Он долго говорил на эту тему, и чувствовалось, что говорит он о своей живой вере.
Пришла Авдотья Семеновна, зашумели дети, я простился и ушел с хорошим сердцем.
Известно, что в провинции живешь как под стеклянным колпаком, — все знают о тебе, знают, о чем ты думал в среду около двух часов и в субботу перед всенощной; знают тайные намерения твои и очень сердятся, если ты не оправдываешь пророческих догадок и предвидений людей.
Конечно, весь город узнал, что Короленко благосклонен ко мне, и я принужден был выслушать не мало советов такого рода:
— Берегитесь, собьет вас с толку эта компания поумневших.
Подразумевался, популярный в то время, рассказ П. Д. Боборыкина «Поумнел», — о революционере, который взял легальную работу в земстве, после чего он потерял дождевой зонтик и его бросила жена.
— Вы — демократ, вам нечего учиться у генералов, вы — сын народа! внушали мне.
Но я уже давно чувствовал себя пасынком народа; это чувство, от времени, усиливалось и, как я уже говорил, сами народопоклонники казались мне такими же пасынками, как я.

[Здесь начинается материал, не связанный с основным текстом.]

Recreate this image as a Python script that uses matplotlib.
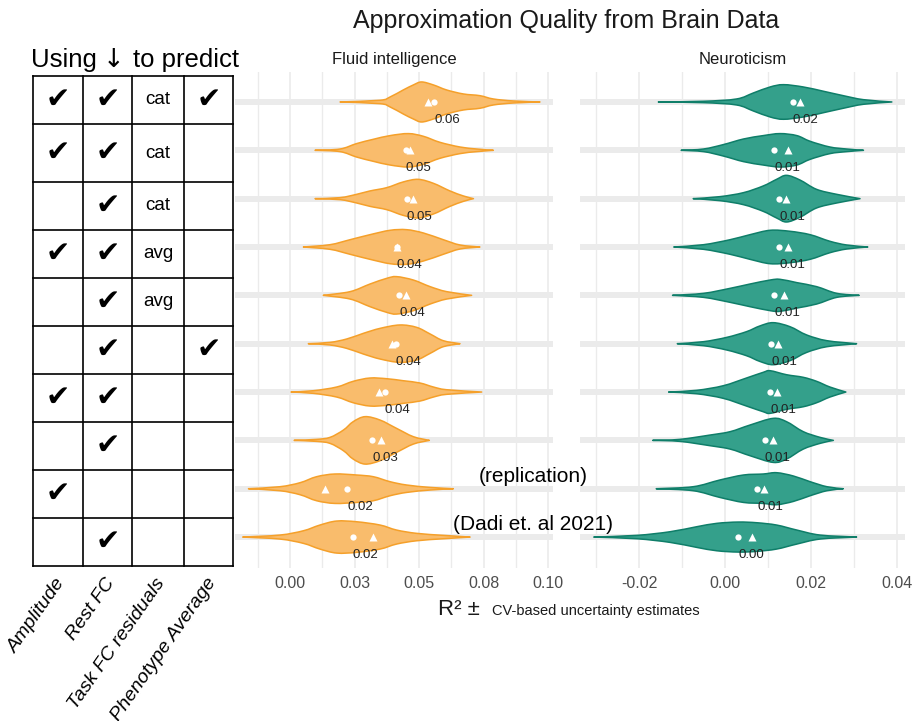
import numpy as np
import matplotlib
matplotlib.use('Agg')
import matplotlib.pyplot as plt
from matplotlib.path import Path
from matplotlib.patches import PathPatch
plt.rcParams['font.family'] = ['Liberation Sans', 'DejaVu Sans']

W, H = 913, 721

# table on the left: which inputs were used for each row
col_names = ['Amplitude', 'Rest FC', 'Task FC residuals', 'Phenotype Average']
amplitude = [1, 1, 0, 1, 0, 0, 1, 0, 1, 0]
rest_fc = [1, 1, 1, 1, 1, 1, 1, 1, 0, 1]
task_fc = ['cat', 'cat', 'cat', 'avg', 'avg', '', '', '', '', '']
pheno_avg = [1, 0, 0, 0, 0, 1, 0, 0, 0, 0]

# violin outlines: knot positions (R2) and half widths
fluid_x = [
    [0.0194, 0.0349, 0.0388, 0.0439, 0.0478, 0.0510, 0.0556, 0.0607, 0.0672, 0.0736, 0.0788, 0.0866, 0.0969],
    [0.0097, 0.0194, 0.0258, 0.0323, 0.0388, 0.0459, 0.0517, 0.0581, 0.0659, 0.0724, 0.0788],
    [0.0097, 0.0194, 0.0258, 0.0310, 0.0375, 0.0439, 0.0497, 0.0556, 0.0620, 0.0672, 0.0711],
    [0.0052, 0.0155, 0.0233, 0.0310, 0.0388, 0.0452, 0.0517, 0.0594, 0.0659, 0.0736],
    [0.0129, 0.0233, 0.0310, 0.0375, 0.0413, 0.0478, 0.0543, 0.0607, 0.0704],
    [0.0071, 0.0155, 0.0220, 0.0284, 0.0349, 0.0426, 0.0491, 0.0543, 0.0594, 0.0659],
    [0.0004, 0.0090, 0.0181, 0.0245, 0.0310, 0.0375, 0.0439, 0.0504, 0.0556, 0.0607, 0.0743],
    [0.0016, 0.0103, 0.0155, 0.0207, 0.0245, 0.0291, 0.0349, 0.0413, 0.0478, 0.0540],
    [-0.0161, -0.0039, 0.0039, 0.0103, 0.0174, 0.0258, 0.0323, 0.0388, 0.0452, 0.0543, 0.0633],
    [-0.0183, -0.0039, 0.0052, 0.0116, 0.0181, 0.0258, 0.0349, 0.0413, 0.0491, 0.0594, 0.0698],
]
fluid_w = [
    [0, 1.7, 5, 12, 17, 20, 17, 12, 8, 6.3, 3, 1, 0],
    [0, 1.3, 6.7, 11, 14.7, 16.7, 14, 8, 3.3, 1.3, 0],
    [0, 1, 4.3, 7.7, 11, 16.7, 19.3, 15.3, 7.7, 2.7, 0],
    [0, 2.3, 7.3, 12.3, 16.7, 17.3, 14, 7.3, 2, 0],
    [0, 3.7, 11.3, 17, 18.7, 15.3, 8.7, 3.7, 0],
    [0, 1.3, 4.7, 10.3, 15.3, 18.7, 16.3, 9.7, 3, 0],
    [0, 1.3, 5, 10.7, 14, 13.3, 11.3, 9, 5, 2.3, 0],
    [0, 1, 3, 10.3, 18.7, 23.7, 20.3, 12, 3.7, 0],
    [0, 2, 6, 12, 14.7, 13.7, 12, 7, 3.7, 1.3, 0],
    [0, 2, 6.3, 12, 16, 15.3, 12, 7, 3.7, 1.7, 0],
]
fluid_circle = [0.0560, 0.0448, 0.0453, 0.0413, 0.0424, 0.0410, 0.0368, 0.0319, 0.0222, 0.0243]
fluid_triangle = [0.0535, 0.0465, 0.0477, 0.0413, 0.0448, 0.0394, 0.0345, 0.0353, 0.0136, 0.0323]
fluid_labels = ['0.06', '0.05', '0.05', '0.04', '0.04', '0.04', '0.04', '0.03', '0.02', '0.02']

neuro_x = [
    [-0.0155, -0.0050, 0.0027, 0.0066, 0.0105, 0.0136, 0.0182, 0.0229, 0.0275, 0.0322, 0.0388],
    [-0.0102, -0.0050, -0.0004, 0.0043, 0.0089, 0.0128, 0.0167, 0.0198, 0.0244, 0.0283, 0.0322],
    [-0.0074, -0.0012, 0.0043, 0.0089, 0.0120, 0.0143, 0.0174, 0.0213, 0.0260, 0.0314],
    [-0.0119, -0.0050, 0.0012, 0.0058, 0.0105, 0.0151, 0.0198, 0.0244, 0.0283, 0.0332],
    [-0.0122, -0.0050, 0.0012, 0.0058, 0.0105, 0.0128, 0.0167, 0.0213, 0.0260, 0.0312],
    [-0.0111, -0.0050, 0.0004, 0.0050, 0.0081, 0.0112, 0.0151, 0.0190, 0.0237, 0.0306],
    [-0.0131, -0.0066, -0.0004, 0.0050, 0.0089, 0.0105, 0.0143, 0.0182, 0.0213, 0.0244, 0.0281],
    [-0.0168, -0.0105, -0.0035, 0.0012, 0.0058, 0.0112, 0.0143, 0.0182, 0.0221, 0.0252],
    [-0.0160, -0.0074, -0.0012, 0.0043, 0.0089, 0.0120, 0.0159, 0.0198, 0.0237, 0.0275],
    [-0.0305, -0.0205, -0.0128, -0.0066, -0.0019, 0.0031, 0.0074, 0.0120, 0.0167, 0.0221, 0.0306],
]
neuro_w = [
    [0, 0.7, 3, 9, 15, 17.3, 15, 10.7, 6.3, 2.3, 0],
    [0, 1.3, 5.7, 11.3, 14.7, 16.7, 14.7, 9, 3.3, 1.3, 0],
    [0, 2, 6, 12.7, 19.3, 23.3, 18.7, 9.3, 4.3, 0],
    [0, 2.3, 7.3, 12.3, 16.7, 15.7, 12.3, 5.7, 2, 0],
    [0, 2, 7, 11.3, 15.3, 16, 12.7, 8.7, 2, 0],
    [0, 2, 6.3, 12, 17.7, 21, 17, 8.7, 3, 0],
    [0, 1.7, 6.3, 14, 19.7, 21.3, 17.3, 14.7, 10.7, 5, 0],
    [0, 1, 5.3, 8.7, 15.3, 22, 18.7, 8.7, 3, 0],
    [0, 2, 8.7, 13.7, 14.7, 16, 12.7, 7, 2, 0],
    [0, 1.7, 5.3, 10.3, 13.7, 15, 14.3, 12, 7, 2, 0],
]
neuro_circle = [0.0157, 0.0114, 0.0126, 0.0126, 0.0114, 0.0107, 0.0105, 0.0093, 0.0075, 0.0031]
neuro_triangle = [0.0174, 0.0147, 0.0142, 0.0147, 0.0138, 0.0124, 0.0120, 0.0111, 0.0091, 0.0062]
neuro_labels = ['0.02', '0.01', '0.01', '0.01', '0.01', '0.01', '0.01', '0.01', '0.01', '0.00']

fluid_ticks = [0.0, 0.025, 0.05, 0.075, 0.10]
fluid_ticklabels = ['0.00', '0.03', '0.05', '0.08', '0.10']
neuro_ticks = [-0.02, 0.0, 0.02, 0.04]
neuro_ticklabels = ['-0.02', '0.00', '0.02', '0.04']

n_rows = len(amplitude)
row_px = 48.3          # pixel distance between rows
w_scale = 1 / row_px   # half widths were read in pixels


def fx(px):
    return px / W


def fy(py):
    return 1 - py / H


def curve_through(pts):
    # bezier pieces through the knots so the outline is drawn smooth
    pts = np.asarray(pts, dtype=float)
    ext = np.vstack([pts[0], pts, pts[-1]])
    verts, codes = [], []
    for i in range(len(pts) - 1):
        p0, p1, p2, p3 = ext[i], ext[i + 1], ext[i + 2], ext[i + 3]
        verts += [p1 + (p2 - p0) / 6, p2 - (p3 - p1) / 6, p2]
        codes += [Path.CURVE4] * 3
    return verts, codes


def violin_patch(x, hw, y, face, edge):
    upper = np.column_stack([x, y - hw])
    lower = np.column_stack([x[::-1], (y + hw)[::-1]])
    v1, c1 = curve_through(upper)
    v2, c2 = curve_through(lower)
    verts = [upper[0]] + v1 + [lower[0]] + v2 + [upper[0]]
    codes = [Path.MOVETO] + c1 + [Path.LINETO] + c2 + [Path.CLOSEPOLY]
    return PathPatch(Path(verts, codes), facecolor=face, edgecolor=edge,
                     lw=1.1, joinstyle='round', zorder=2)


def violin_panel(rect, xlim, xs, ws, circ, tri, labels, ticks, ticklabels,
                 minor, face, edge, title):
    ax = fig.add_axes(rect)
    ax.set_xlim(*xlim)
    ax.set_ylim(n_rows + 0.64, 0.38)
    for s in ax.spines.values():
        s.set_visible(False)
    ax.set_xticks(ticks)
    ax.set_xticklabels(ticklabels)
    ax.set_xticks(minor, minor=True)
    ax.set_yticks([])
    ax.tick_params(axis='x', which='both', length=0, pad=6,
                   labelsize=11.5, labelcolor='#4D4D4D')
    ax.grid(axis='x', which='major', color='#EBEBEB', lw=1.2)
    ax.grid(axis='x', which='minor', color='#EBEBEB', lw=1.0)
    ax.set_axisbelow(True)
    for i in range(n_rows):
        y = i + 1
        ax.axhline(y, color='#EBEBEB', lw=4.3, zorder=0.8)
        x = np.array(xs[i])
        hw = np.array(ws[i]) * w_scale
        ax.add_patch(violin_patch(x, hw, y, face, edge))
        ax.plot(tri[i], y, marker='^', ms=6, color='white', mec='none', zorder=3)
        ax.plot(circ[i], y, marker='o', ms=4.5, color='white', mec='none', zorder=3)
        ax.annotate(labels[i], (circ[i], y), xytext=(0, -13),
                    textcoords='offset points', ha='left', va='center',
                    fontsize=9.5, color='#222222', zorder=4)
    ax.set_title(title, fontsize=12, color='#1A1A1A', pad=6)
    return ax


fig = plt.figure(figsize=(W / 100, H / 100), dpi=100)

top, bot = 72, 568
violin_panel([fx(235), fy(bot), fx(553 - 235), (bot - top) / H],
             ((235 - 290) / 2580, (553 - 290) / 2580),
             fluid_x, fluid_w, fluid_circle, fluid_triangle, fluid_labels,
             fluid_ticks, fluid_ticklabels,
             [-0.0125, 0.0125, 0.0375, 0.0625, 0.0875],
             '#F9BC6C', '#F5A02A', 'Fluid intelligence')
violin_panel([fx(580), fy(bot), fx(905 - 580), (bot - top) / H],
             ((580 - 725) / 4300, (905 - 725) / 4300),
             neuro_x, neuro_w, neuro_circle, neuro_triangle, neuro_labels,
             neuro_ticks, neuro_ticklabels,
             [-0.03, -0.01, 0.01, 0.03],
             '#34A08B', '#0F7E69', 'Neuroticism')

# overlay in pixel coordinates for the table and the loose texts
ov = fig.add_axes([0, 0, 1, 1])
ov.set_xlim(0, W)
ov.set_ylim(H, 0)
ov.axis('off')
ov.patch.set_alpha(0)

col_edges = [33, 83, 132, 184, 233]
row_h = [48, 58, 48, 48, 48, 48, 48, 48, 48, 48]
row_edges = np.concatenate([[76], 76 + np.cumsum(row_h)])
for xe in col_edges:
    ov.plot([xe, xe], [row_edges[0], row_edges[-1]], color='black', lw=1.2)
for ye in row_edges:
    ov.plot([col_edges[0], col_edges[-1]], [ye, ye], color='black', lw=1.2)

col_c = [(col_edges[j] + col_edges[j + 1]) / 2 for j in range(4)]
for i in range(n_rows):
    yc = (row_edges[i] + row_edges[i + 1]) / 2
    cells = [amplitude[i], rest_fc[i], task_fc[i], pheno_avg[i]]
    for j, c in enumerate(cells):
        if c == 1:
            ov.text(col_c[j], yc, '\u2714', ha='center', va='center',
                    fontsize=21, family='DejaVu Sans', color='black')
        elif isinstance(c, str) and c:
            ov.text(col_c[j], yc, c, ha='center', va='center', fontsize=13.5)

for j, name in enumerate(col_names):
    ov.text(col_c[j] + 4, 580, name, ha='right', va='center', rotation=55,
            rotation_mode='anchor', style='italic', fontsize=14)

# header above the table, arrow taken from DejaVu (bigger glyph)
ov.text(31, 67, 'Using', ha='left', va='baseline', fontsize=18.5)
ov.text(114, 67, '\u2193', ha='center', va='baseline', fontsize=18.5,
        family='DejaVu Sans')
ov.text(133, 67, 'to predict', ha='left', va='baseline', fontsize=18.5)

ov.text(566, 21, 'Approximation Quality from Brain Data', ha='center',
        va='center', fontsize=18, color='#1A1A1A')
ov.text(533, 477, '(replication)', ha='center', va='center', fontsize=15)
ov.text(533, 524, '(Dadi et. al 2021)', ha='center', va='center', fontsize=15)
ov.text(438, 615, 'R\u00b2 \u00b1', ha='left', va='baseline', fontsize=16,
        color='#1A1A1A')
ov.text(492, 615, 'CV-based uncertainty estimates', ha='left', va='baseline',
        fontsize=10.5, color='#1A1A1A')

fig.savefig('out.png', dpi=100)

Когда я указывал на это — мне кричали:
— Вот видите, вы уже заразились!
Группа студентов Ярославского лицея пригласила меня на пирушку, я что-то читал им, они подливали в мой стакан пива — водку, стараясь делать это незаметно для меня. Я видел их маленькие хитрости, понимал, что они хотят «в дребезги» напоить меня, но не мог понять — зачем это нужно им? Один из них, самовлюбленный и чахоточный, убеждал меня:
— Главное — пошлите ко всем чертям идеи, идеалы и всю эту дребедень! Пишите — просто! Долой идеи…
Невыносимо надоедали мне все эти советы.
В. Г. Короленко, как всякий заметный человек, подвергался разнообразному воздействию обывателей. Одни, искренно ценя его внимательное отношение к человеку, пытались вовлечь писателя в свои личные, мелкие дрязги, другие избрали его об’ектом для испытания легкой клеветой. Моим знакомым не очень нравились его рассказы.
— Этот ваш Короленко, кажется, даже в Бога верует, — говорили мне.
Почему-то особенно не понравился рассказ «За иконой»: находили, что это — «этнография», не более.
— Так писал еще Павел Якушкин.
Утверждали, что характер героя-сапожника, — взят из «Нравов Растеряевой улицы» Г. Успенского. В общем критики напоминали мне одного воронежского иеремонаха, который, выслушав подробный рассказ о путешествии Миклухи-Маклая, недоуменно и сердито спросил:
— Позвольте! вы сказали: он привез в Россию папуаса. Но — зачем же, именно, папуаса? И — почему — только одного?
—————
Рано утром я возвращался с поля, где гулял ночь, и встретил В. Г. у крыльца его квартиры.
— Откуда? — удивленно спросил он. — А я иду гулять, отличное утро! Пройдемтесь?